Plantiana
Yawn. Poorly Filmed Snooze Fest.
LouHomey
From my favorite movies..
filippaberry84
I think this is a new genre that they're all sort of working their way through it and haven't got all the kinks worked out yet but it's a genre that works for me.
Marva
It is an exhilarating, distressing, funny and profound film, with one of the more memorable film scores in years,
westsideschl
Had promise, but fell to redundant used before script. Couples leave the city to vacation in remote cabin (this one is a bit pricey - millions). Get harassed on the way; get in the middle of a trafficking ring, and then face the consequences. All very predictable all the way through. What makes it particularly bad are the dumb decisions scene after scene (especially the initial ones by our female co-lead- just dumb, dumb). Why is it always the females? OK, the males added a few themselves. There must be more creative ways to extend the story for 90 min.
cineconnoisseur
I'm so tired of so called thrillers that use stupidty as the driving engine. You reach a point of ridiculousness where you get fed up and start rooting for the villains. Like how long can you stand there after you see someone get shot in the head? Or even better why would you try to go back and negotiate with said shooter? Why would you try to "rescue" someone when you don't know their level of involvement in something as serious as this? When there's who knows how many people after you, why do you spend 10 minutes crying and sliding on an engagement ring? An old car that...you guessed it...stalls when you try to start it? Really?! Not cliche at all. Four stars is being very generous.
evandrea
-Friends in skimpy clothing ambushed in the woods horror trope- meets -sex trafficking victims in skimpy clothing with no speaking parts- thriller. A relatively standard romp with the novel deviation that the four leads are people of color; representation is still disappointing as there are no three-dimensional characters and Paula Patton is as white-passing as they come.
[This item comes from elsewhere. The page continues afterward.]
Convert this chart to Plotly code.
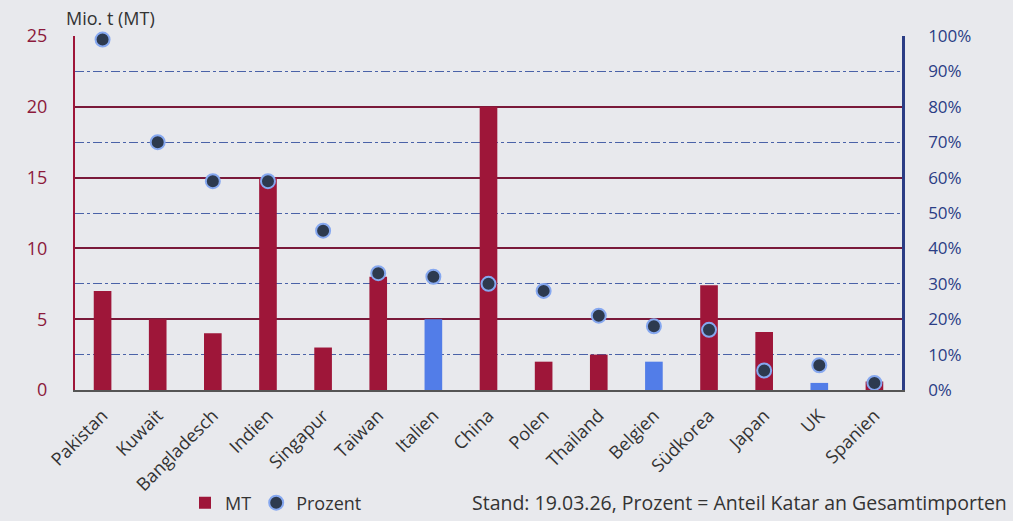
import plotly.graph_objects as go

countries = ["Pakistan", "Kuwait", "Bangladesch", "Indien", "Singapur", "Taiwan", "Italien",
             "China", "Polen", "Thailand", "Belgien", "Südkorea", "Japan", "UK", "Spanien"]
mt_values = [7, 5, 4, 15, 3, 8, 5, 20, 2, 2.5, 2, 7.4, 4.1, 0.5, 0.6]
percent_values = [99, 70, 59, 59, 45, 33, 32, 30, 28, 21, 18, 17, 5.5, 7, 2]
europe = {"Italien", "Belgien", "UK"}

RED = "#9e1639"
BLUE = "#527de8"
NAVY = "#2b3d85"
BG = "#e8e9ed"
TEXT = "#333333"
FONT = "Open Sans"

W, H = 1013, 521
ML, MR, MT_, MB = 75, 111, 36, 131
plot_w = W - ML - MR
plot_h = H - MT_ - MB


def px_x(x):
    return (x - ML) / plot_w


def px_y(y):
    return (H - MB - y) / plot_h


bar_colors = [BLUE if c in europe else RED for c in countries]

fig = go.Figure()
fig.add_trace(go.Bar(
    x=countries, y=mt_values, name="MT",
    marker=dict(color=bar_colors, line=dict(width=0)),
    width=0.32, yaxis="y",
))
fig.add_trace(go.Scatter(
    x=countries, y=percent_values, name="Prozent", mode="markers",
    marker=dict(size=14, color="#2d3a4f", line=dict(color="#86a8f0", width=2)),
    yaxis="y2", cliponaxis=False,
))

fig.update_layout(
    width=W, height=H,
    margin=dict(l=ML, r=MR, t=MT_, b=MB, autoexpand=False),
    paper_bgcolor=BG, plot_bgcolor=BG,
    font=dict(family=FONT, size=18, color=TEXT),
    showlegend=True,
    legend=dict(orientation="h", x=px_x(185), y=px_y(503), xref="paper", yref="paper",
                xanchor="left", yanchor="middle", font=dict(size=18, color=TEXT),
                bgcolor="rgba(0,0,0,0)", itemwidth=30, tracegroupgap=0),
    xaxis=dict(
        range=[-0.5, len(countries) - 0.5],
        tickangle=-45, showgrid=False, showline=True, linecolor="#555555", linewidth=2,
        tickfont=dict(size=18, color=TEXT), ticks="", ticklabelstandoff=6,
    ),
    yaxis=dict(
        range=[0, 25], dtick=5, showgrid=True, gridcolor="#7a1a3a", gridwidth=1.5,
        showline=True, linecolor=RED, linewidth=2, zeroline=False,
        tickfont=dict(size=18, color="#8c1a3c"), ticklabelstandoff=22,
        minor=dict(dtick=2.5, showgrid=True, gridcolor="#4a62a8", griddash="dashdot", gridwidth=1),
    ),
    yaxis2=dict(
        range=[0, 100], dtick=10, overlaying="y", side="right", showgrid=False,
        showline=True, linecolor=NAVY, linewidth=2.5, zeroline=False,
        ticksuffix="%", tickfont=dict(size=17, color=NAVY), ticklabelstandoff=20,
    ),
    annotations=[
        dict(text="Mio. t (MT)", x=px_x(64), y=px_y(18), xref="paper", yref="paper",
             xanchor="left", yanchor="middle", showarrow=False,
             font=dict(size=18, color=TEXT)),
        dict(text="Stand: 19.03.26, Prozent = Anteil Katar an Gesamtimporten",
             x=px_x(1009), y=px_y(503), xref="paper", yref="paper",
             xanchor="right", yanchor="middle", showarrow=False,
             font=dict(size=19.5, color=TEXT)),
    ],
)

fig.write_html("out.html")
The plot is neatly built and concluded despite some minor hiccups of implausible reactions when characters' scripted idiosyncrasies take precedence over their survival instincts.This works best as a showpiece of millennial aesthetics with a parade of messy relationships, glamorous make-out scenes in an infinity pool, and slick cars winding around breathtaking NoCal country highways. Overall the biggest mystery is why Paula Patton's character sleeps in a bathing suit but swims in a bra and panties.
DaredevilX90 IMDB
This is the kind of movies that when they finish you'll say "That's it?"...horrible acting without a real plot, and totally predicted, just like every movie created before of this genre. The only fun thing about it is that most of your predictions will come true.